A full-field ERG was nearly unrecordable under both scotopic and photopic conditions, indicating severe dysfunction of both rods and cones. Serologic testing showed antibodies to recoverin, diagnostic of cancer-associated retinopathy (CAR). A chest radiograph was normal, but CT of the chest revealed a small lesion, which, on biopsy, proved to be a small-cell lung carcinoma. His primary tumor was treated with radiation and chemotherapy, and he received a course of high-dose intravenous corticosteroids followed by rituximab. Vision stabilized but unfortunately showed minimal improvement.

Case 2

A 65-year-old dental hygienist presented with a 3-year history of flashing, squiggly lines around the periphery of her vision in both eyes, initially intermittent but more persistent over time. Visual acuity, color vision, and pupillary responses were normal. Goldmann perimetry (shown in the image below) showed several scotomas between 10 and 20 degrees in each eye, almost coalescing to form a ring scotoma. Fundus appearance and fluorescein angiography were normal.

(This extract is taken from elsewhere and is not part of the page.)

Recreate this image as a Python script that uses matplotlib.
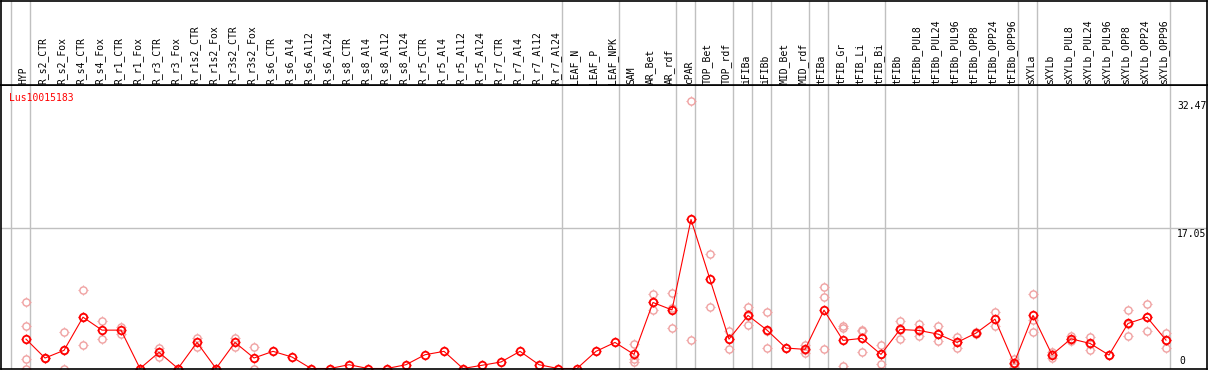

Multifocal ERG (images below) showed decreased amplitude surrounding fixation, corresponding to the location of the scotomas. Her serum was negative for anti-recoverin antibodies but positive for antibodies to 30 kDa (carbonic anhydrase II). In addition, immunohistochemistry showed staining of some cells in the bipolar cell layer. She received a diagnosis of autoimmune retinopathy and has been followed conservatively.